Win or lose, Jalili's candidacy is the perfect metaphor for what has befallen Iran. He is one of the most successful alumni of the centerpiece of the Islamic regime's education system, Imam Sadiq University. As products of the regime, both the university and Jalili represent Iran's shifting place in the world since the 1979 revolution.
In the years before the revolution, a family of innovative Iranian industrialists succeeded in collaborating with Harvard University to set up a satellite campus of the famed American university in Tehran. The team set up a state-of-the-art campus and began giving out Harvard MBAs -- but its doors were shuttered after the revolution. The campus was eventually turned over to Ayatollah Mohammad Reza Mahdavi Kani, who in the early days of the revolution was the head of revolutionary committees and a trusted aide to Ayatollah Ruhollah Khomeini and is now an ally of Khamenei. The Harvard campus was renamed Imam Sadiq University; since then, it has been a Kani fiefdom, and the school's mission statement makes it clear that it considers its duty to select students based first and foremost on their professed piety.
If success is based on one's pious pedigree, Jalili succeeded with flying colors. It is often claimed, falsely, that he wrote his doctoral dissertation on the Prophet Mohammed's foreign policy. In fact, the subject of his dissertation, which was finished in 2001, is the political paradigm of the Quran. In a language chilling in its certitude, he not only claims that Islam's holy book offers a complete, inerrant, and timeless model for politics and life, but adds that the sine qua non of belief is complete submission to -- and implementation of -- the book's divine wisdom. His dissertation advisor was Ahmad Alamolhoda, the Friday prayer leader of the city of Mashhad and one of Khamenei's most stalwart allies. In Alamolhoda's most recent sermon, for example, he claimed that anyone who does not vote in the upcoming election will certainly go to hell.
Jalili is still focused on piety at the expense of practical realities. He refuses to recognize the existence of a serious economic crisis, even as oil exports have been reduced to the lowest levels in more than a half-century. Instead of proposing solutions on how to end sanctions and reduce tensions, Jalili offers facile certitudes about the need for an "economy of resistance." In one televised interview, he suggested Iran's economy could be improved if Iran stopped buying millions of dollars of ice-cream sticks from Germany: As he put it, "Imagine how many jobs we can create in our villages by producing ice-cream sticks ourselves."
One of the main slogans of Jalili's campaign is hayat tayyebe -- "pious living." It is a phrase that comes from the Quran and, according to Jalili, demands absolute belief in the righteousness of Khamenei's leadership. He often repeats verbatim what the supreme leader has said -- that pious living is political resistance, not compromise.
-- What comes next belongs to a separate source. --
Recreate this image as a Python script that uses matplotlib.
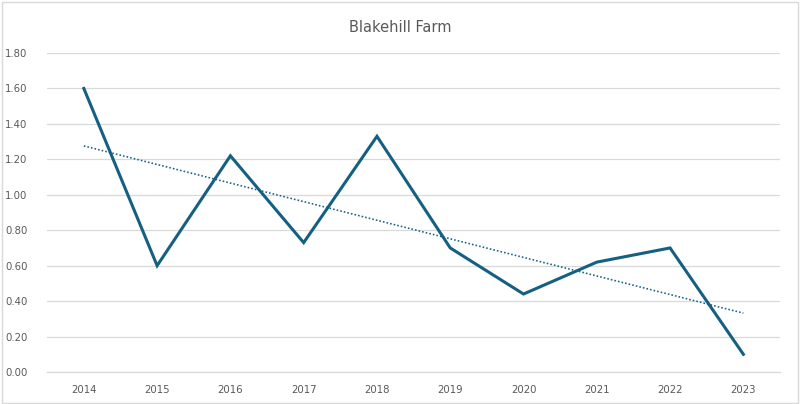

Jalili's views on social issues are also framed through his conception of "pious living." In a meeting with a group of women in late May, he drew a sharp distinction between the Western and "Islamic" view of the role of women. In Islam, he said, the most basic unit is the family, and "women's identity is through family, which is the same as being a mother." Iranians should not, he claimed, be ashamed of this view -- it is the West that should be ashamed.
In today's Iran, where more than 60 percent of college science degrees are earned by women -- in spite of the obstacles the regime throws in their way -- ideas like Jalili's are a hard sell. That might be why, with every passing day, his candidacy is also proving to be a harder sell -- even for his powerful supporters.